Large-Scale Simulation of Energetic Particle Driven Magnetohydrodynamic Instabilities in ITER Plasmas

Abstract

Magnetohydrodynamic (MHD) instabilities driven by energetic alpha particles and beam deuterium particles are investigated for ITER operation scenarios using a hybrid simulation code for energetic particles interacting with an MHD fluid. The particle simulation method with finite Larmor radius effects is applied to both alpha and beam deuterium particles. For the steady-state scenario with 9 MA plasma current, beta-induced Alfvén eigenmodes (BAE modes) with low toroidal mode number (n = 3, 5) were found to become dominant in the nonlinear phase although many toroidal Alfvén eigenmodes (TAE modes) with n ∼ 15 are most unstable in the linear phase. The redistribution of energetic particles with δβ_α ∼ δβ_beam ∼ 0.07%, which respectively correspond to 6% and 8% of the central values, occurs in the nonlinear phase. When the toroidal mode number of the fluctuations is restricted to n ≤ 8, the redistribution is substantially reduced, thus, suggesting that the resonance overlap between the n ∼ 15 TAE and low-n BAE modes enhances the energetic particle transport in the run with full toroidal mode numbers.
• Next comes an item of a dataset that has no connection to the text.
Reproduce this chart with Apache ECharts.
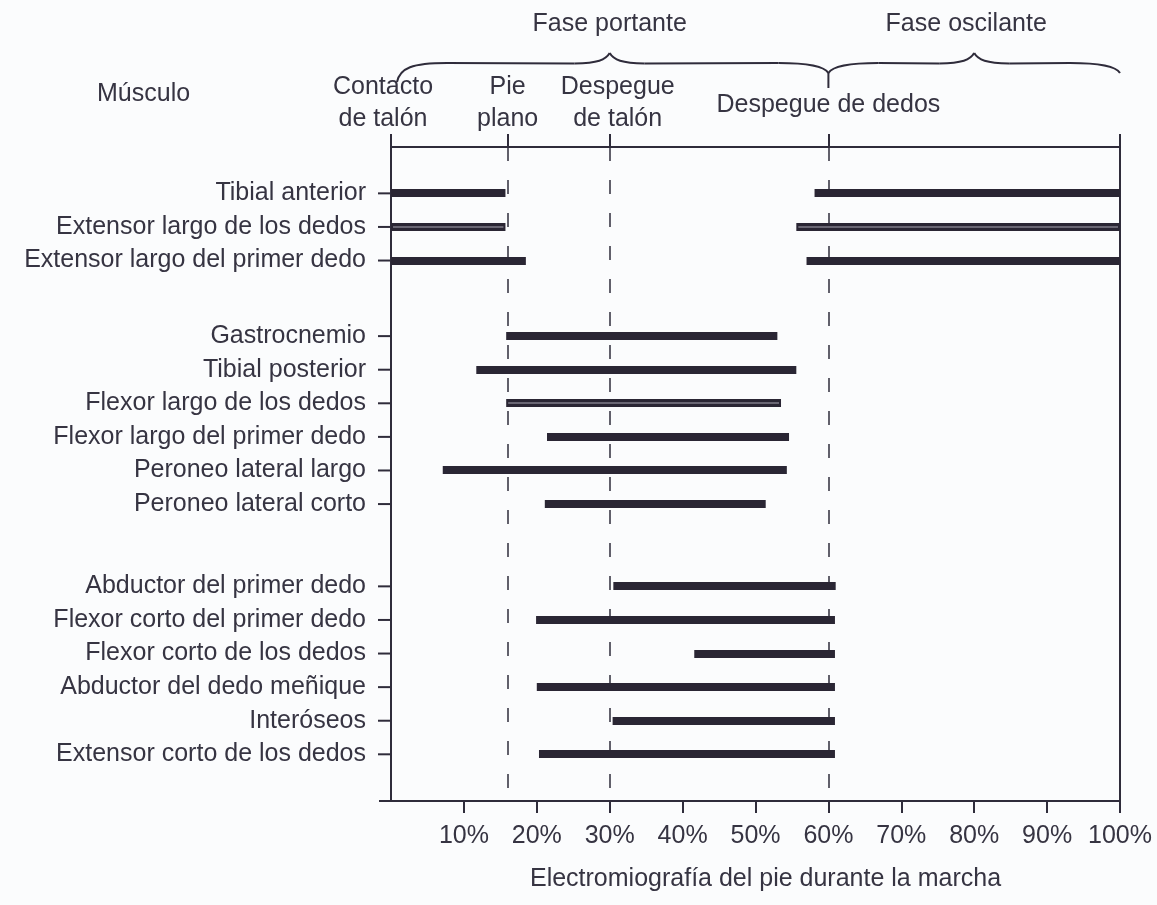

For the ITER scenario with 15 MA plasma current, an MHD instability with n = 3 that peaks around the q = 1(q is the safety factor) magnetic surfaces is driven by bulk plasma current and bulk pressure, and results in significant redistribution of alpha particles with δβ_α ∼ 0.3%. For the equilibrium profile with the safety factor profile uniformly raised by 0.1 to remove the q = 1 surfaces, only a benign MHD instability occurs and the energetic particle transport is negligible.